On the import side, after setting five straight quarterly records, U.S. inflation-adjusted purchases of foreign goods and services sank by 1.78 percent sequentially in the third quarter, from $3.9475 trillion at annual rates to $3.8772 trillion. In fact, this quarterly retreat was the first since the second quarter of 2020, when the pandemic was spreading and depressing economic activity rapidly.

Yet this after-inflation import total was still the third highest on record, and the level of these total purchases remains 13.88 percent higher than in the immediate pre-pandemic fourth quarter of 2019.

Goods trade dominates U.S. trade flows and helped the total constant dollar deficit decrease by falling 9.51 percent sequentially in the third quarter, from $1.5846 trillion at annual rates to $1.4339 trillion. This second straight narrowing brought the goods deficit to its lowest level since the third quarter of last year $1.4144 trillion.

The improvement, moreover, was the biggest in percentage terms since the 12.63 percent plunge in the second quarter of 2009, when the economy was still mired in the Great Recession that followed the Global Financial Crisis.

Yet the goods trade deficit remains 48.57 percent above its level in that immediate pre-pandemic fourth quarter of 2019.

Meanwhile, the longstanding services trade surplus advanced by 7.43 percent in constant dollar terms, from $149.4 billion at annual rates to $160.5 billion. The increase in this sector followed two straight sequential drops in this surplus, and reflecting the outsized CCP Virus hit taken by this sector, is still down 31.93 percent since just before the pandemic’s arrival.

Real goods exports set their third consecutive record in the third quarter, growing 4.04 percent, from $1.8249 trillion at annual rates to $1.8986 trillion. These foreign sales are now 6.27 percent higher than in the fourth quarter of 2019.

After-inflation goods imports dipped for the second straight time, and by 2.26 percent – from $3.4095 trillion annualized to $3.3325 trillion. These purchases are still up 16.80 percent since just before the pandemic’s arrival.

Services exports in the third quarter advanced for the ninth straight time – climbing 2.03 percent, from $709.5 billion at annual rates to $723.9 billion. Yet they remain 7.99 percent below those pre-CCP Virus fourth quarter, 2019 level.

Services imports edged up by 0.59 percent in the third quarter. This sixth straight increase, from a $560.1 billion annualized level to $563.4 billion, brought them to 2.25 percent above their fourth quarter, 2019 level.
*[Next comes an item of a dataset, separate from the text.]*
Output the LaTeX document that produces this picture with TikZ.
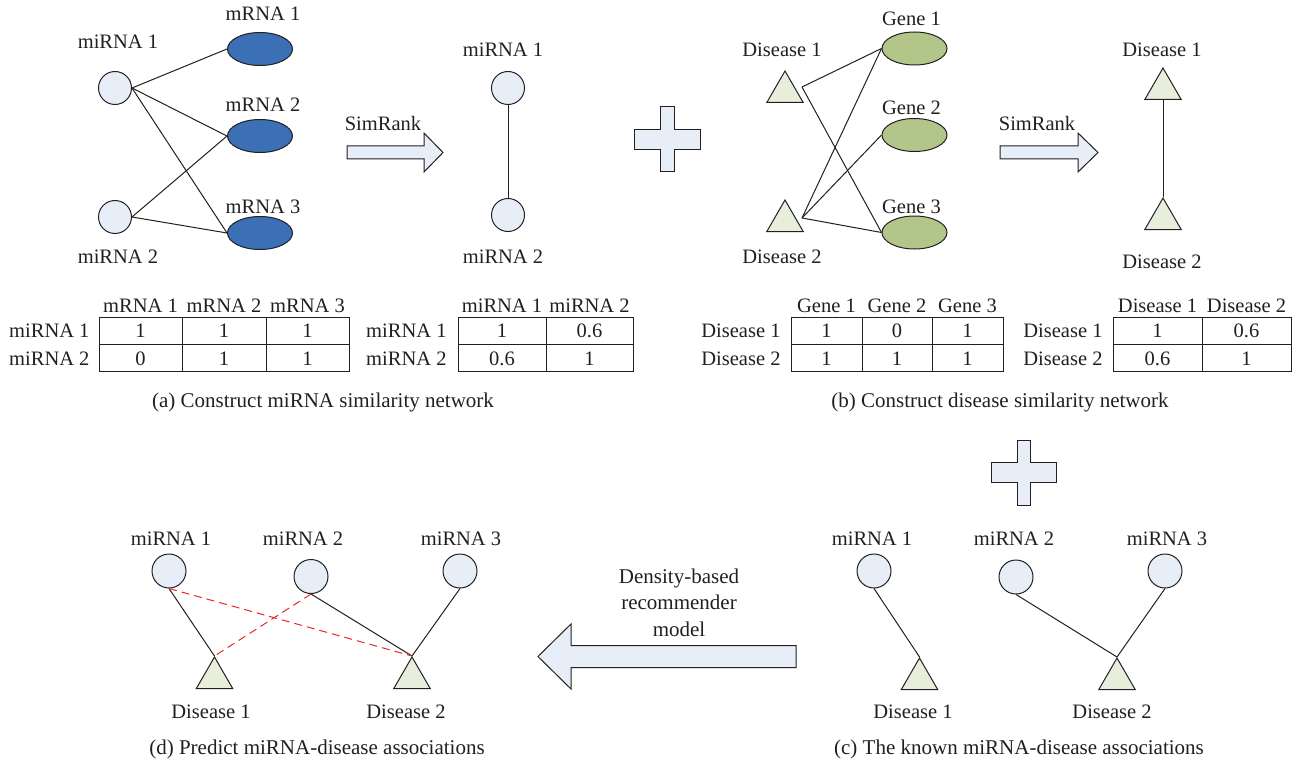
\documentclass[tikz,border=0pt]{standalone}
\usepackage{fontspec}
\setmainfont{Liberation Serif}
\usetikzlibrary{shapes.geometric}

\definecolor{cellblue}{HTML}{E7EEF7}
\definecolor{mrnablue}{HTML}{3B6FB6}
\definecolor{genegreen}{HTML}{B3C68A}
\definecolor{trigreen}{HTML}{E8EEDC}
\definecolor{predred}{HTML}{E8292B}
\definecolor{inkline}{HTML}{231F20}

\begin{document}
\begin{tikzpicture}[x=1pt,y=-1pt,line width=1pt,
	every node/.style={font=\fontsize{20.5}{24}\selectfont,text=inkline},
	lbl/.style={anchor=base,inner sep=0pt},
	caption/.style={anchor=base,inner sep=0pt,font=\fontsize{21}{25}\selectfont},
	mirna/.style={circle,draw=inkline,fill=cellblue,minimum size=33pt,inner sep=0pt},
	mrna/.style={ellipse,draw=inkline,fill=mrnablue,minimum width=65pt,minimum height=33pt,inner sep=0pt},
	gene/.style={mrna,fill=genegreen},
	dis/.style={regular polygon,regular polygon sides=3,draw=inkline,fill=trigreen,minimum size=42pt,inner sep=0pt},
	link/.style={draw=inkline},
	pred/.style={draw=predred,dash pattern=on 8pt off 5pt},
	bigshape/.style={draw=inkline,fill=cellblue}]
		\useasboundingbox (0,0) rectangle (1296,765);

		% (a) miRNA--mRNA network
		\node[mirna] (a1) at (115,88) {};
		\node[mirna] (a2) at (115,217) {};
		\node[lbl] (a1t) at (118,49) {miRNA 1};
		\node[lbl] (a2t) at (118,263) {miRNA 2};
		\node[mrna] (r1) at (260,49) {};
		\node[mrna] (r2) at (260,136) {};
		\node[mrna] (r3) at (260,233) {};
		\node[lbl] (r1t) at (263,21) {mRNA 1};
		\node[lbl] (r2t) at (263,112) {mRNA 2};
		\node[lbl] (r3t) at (263,213) {mRNA 3};
		\draw[link] (a1.east) -- (r1.west);
		\draw[link] (a1.east) -- (r2.west);
		\draw[link] (a1.east) -- (r3.west);
		\draw[link] (a2.east) -- (r2.west);
		\draw[link] (a2.east) -- (r3.west);

		\draw[bigshape] (347,146) -- (424,146) -- (424,133) -- (443,152.5)
			-- (424,172) -- (424,159) -- (347,159) -- cycle;
		\node[lbl] (sra) at (383,131) {SimRank};

		\node[mirna] (s1) at (508,88) {};
		\node[mirna] (s2) at (508,215) {};
		\node[lbl] (s1t) at (503,56.5) {miRNA 1};
		\node[lbl] (s2t) at (503,263) {miRNA 2};
		\draw[link] (s1) -- (s2);

		% plus between (a) and (b)
		\draw[bigshape] (660,107) -- (674,107) -- (674,129.5) -- (700,129.5)
			-- (700,149.5) -- (674,149.5) -- (674,172) -- (660,172) -- (660,149.5)
			-- (634,149.5) -- (634,129.5) -- (660,129.5) -- cycle;

		% (a) matrices
		\draw[link] (99,317) rectangle (349,371);
		\draw[link] (99,344) -- (349,344);
		\draw[link] (182,317) -- (182,371);
		\draw[link] (266,317) -- (266,371);
		\foreach \x/\u/\v [count=\i] in {140.5/1/0,224/1/1,307.5/1/1}{
			\node[lbl] (ma\i) at (\x,312) {mRNA \i};
			\node[lbl] (mau\i) at (\x,337) {\u};
			\node[lbl] (mav\i) at (\x,365) {\v};
		}
		\node[lbl,anchor=base east] (mar1) at (90,337) {miRNA 1};
		\node[lbl,anchor=base east] (mar2) at (90,365) {miRNA 2};

		\draw[link] (458,317) rectangle (633,371);
		\draw[link] (458,344) -- (633,344);
		\draw[link] (546,317) -- (546,371);
		\foreach \x/\u/\v [count=\i] in {502/1/0.6,589.5/0.6/1}{
			\node[lbl] (sa\i) at (\x,312) {miRNA \i};
			\node[lbl] (sau\i) at (\x,337) {\u};
			\node[lbl] (sav\i) at (\x,365) {\v};
		}
		\node[lbl,anchor=base east] (sar1) at (447,337) {miRNA 1};
		\node[lbl,anchor=base east] (sar2) at (447,365) {miRNA 2};

		\node[caption] (capa) at (323,407) {(a) Construct miRNA similarity network};

		% (b) disease--gene network
		\node[dis] (d1) at (785,92) {};
		\node[dis] (d2) at (785,221) {};
		\node[lbl] (d1t) at (782,57) {Disease 1};
		\node[lbl] (d2t) at (782,263) {Disease 2};
		\node[gene] (g1) at (914.5,48.5) {};
		\node[gene] (g2) at (914.5,135) {};
		\node[gene] (g3) at (914.5,232.5) {};
		\node[lbl] (g1t) at (911.5,26) {Gene 1};
		\node[lbl] (g2t) at (911.5,115) {Gene 2};
		\node[lbl] (g3t) at (911.5,213) {Gene 3};
		\coordinate (d1r) at (802,87);
		\coordinate (d2r) at (802,218);
		\draw[link] (d1r) -- (g1.west);
		\draw[link] (d1r) -- (g3.west);
		\draw[link] (d2r) -- (g1.west);
		\draw[link] (d2r) -- (g2.west);
		\draw[link] (d2r) -- (g3.west);

		\draw[bigshape] (1000,146) -- (1078,146) -- (1078,133) -- (1098,152.5)
			-- (1078,172) -- (1078,159) -- (1000,159) -- cycle;
		\node[lbl] (srb) at (1037,131) {SimRank};

		\node[dis] (e1) at (1163,89) {};
		\node[dis] (e2) at (1163,219) {};
		\node[lbl] (e1t) at (1162,57) {Disease 1};
		\node[lbl] (e2t) at (1162,268) {Disease 2};
		\draw[link] (e2.corner 1) -- (e1.south);

		% (b) matrices
		\draw[link] (791,317) rectangle (1003,371);
		\draw[link] (791,344) -- (1003,344);
		\draw[link] (862,317) -- (862,371);
		\draw[link] (932,317) -- (932,371);
		\foreach \x/\u/\v [count=\i] in {826.5/1/1,897/0/1,967.5/1/1}{
			\node[lbl] (mb\i) at (\x,312) {Gene \i};
			\node[lbl] (mbu\i) at (\x,337) {\u};
			\node[lbl] (mbv\i) at (\x,365) {\v};
		}
		\node[lbl,anchor=base east] (mbr1) at (781,337) {Disease 1};
		\node[lbl,anchor=base east] (mbr2) at (781,365) {Disease 2};

		\draw[link] (1113,317) rectangle (1291,371);
		\draw[link] (1113,344) -- (1291,344);
		\draw[link] (1202,317) -- (1202,371);
		\foreach \x/\u/\v [count=\i] in {1157.5/1/0.6,1246.5/0.6/1}{
			\node[lbl] (sb\i) at (\x,312) {Disease \i};
			\node[lbl] (sbu\i) at (\x,337) {\u};
			\node[lbl] (sbv\i) at (\x,365) {\v};
		}
		\node[lbl,anchor=base east] (sbr1) at (1103,337) {Disease 1};
		\node[lbl,anchor=base east] (sbr2) at (1103,365) {Disease 2};

		\node[caption] (capb) at (1000,407) {(b) Construct disease similarity network};

		% plus between (b) and (c)
		\draw[bigshape] (1017,440) -- (1030,440) -- (1030,462) -- (1056,462)
			-- (1056,482) -- (1030,482) -- (1030,505) -- (1017,505) -- (1017,482)
			-- (991,482) -- (991,462) -- (1017,462) -- cycle;

		% (c) known associations
		\node[mirna,minimum size=34pt] (c1) at (874,571) {};
		\node[mirna,minimum size=34pt] (c2) at (1016,577) {};
		\node[mirna,minimum size=34pt] (c3) at (1165,571) {};
		\node[lbl] (c1t) at (872,545) {miRNA 1};
		\node[lbl] (c2t) at (1014,545) {miRNA 2};
		\node[lbl] (c3t) at (1167,545) {miRNA 3};
		\node[dis] (cd1) at (919.5,679) {};
		\node[dis] (cd2) at (1117,679) {};
		\node[lbl] (cd1t) at (913,718) {Disease 1};
		\node[lbl] (cd2t) at (1112,718) {Disease 2};
		\draw[link] (c1.south) -- (cd1.corner 1);
		\draw[link] (c2.south) -- (cd2.corner 1);
		\draw[link] (c3.south) -- (cd2.corner 1);
		\node[caption] (capc) at (1019,754) {(c) The known miRNA-disease associations};

		% recommender step
		\draw[bigshape] (796,645.5) -- (571,645.5) -- (571,624) -- (538,656.5)
			-- (571,689) -- (571,667.5) -- (796,667.5) -- cycle;
		\node[align=center,anchor=south,inner sep=0pt,font=\fontsize{21}{26.5}\selectfont] (dbr)
			at (679,637) {Density-based\\recommender\\model};

		% (d) predicted associations
		\node[mirna,minimum size=34pt] (p1) at (169,571) {};
		\node[mirna,minimum size=34pt] (p2) at (311,576.5) {};
		\node[mirna,minimum size=34pt] (p3) at (460,571) {};
		\node[lbl] (p1t) at (171,545) {miRNA 1};
		\node[lbl] (p2t) at (303,545) {miRNA 2};
		\node[lbl] (p3t) at (461,545) {miRNA 3};
		\node[dis] (pd1) at (214.5,678) {};
		\node[dis] (pd2) at (412,678) {};
		\node[lbl] (pd1t) at (211,718) {Disease 1};
		\node[lbl] (pd2t) at (406,718) {Disease 2};
		\draw[link] (p1.south) -- (pd1.corner 1);
		\draw[link] (p2.south) -- (pd2.corner 1);
		\draw[link] (p3.south) -- (pd2.corner 1);
		\draw[pred] (p1.south) -- (pd2.corner 1);
		\draw[pred] (p2.south) -- (pd1.corner 1);
		\node[caption] (capd) at (317,754) {(d) Predict miRNA-disease associations};
	\end{tikzpicture}
\end{document}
The big concern hanging over the good GDP news is the economy’s continued dependence on the massive stimulus provided to households and businesses during the pandemic era by Presidents and Congresses, and by the Federal Reserve – even though consumers are steadily spending down their windfalls. (See this post for the key consumer finance data.) That means that more towering inflation will be with Americans for many more months unless government policies change dramatically.

But however good the trade deficit and growth quality news, wild cards and potential headwinds and crosswinds still abound. Among them: the growth slowdown that’s coming as tighter Fed monetary policy works its way through the economy, to continuing economic woes in the major markets for U.S. exports, to the ongoing dollar surge, to the distinct possibility that the Fed will chicken out on the inflation-fighting front, and that the rest of the government will want to juice consumer spending power again if recession fears return. The last two developments, of course, could well draw in disproportionate amounts of imports, and as the next national election approaches, the odds that they play out seem certain to grow.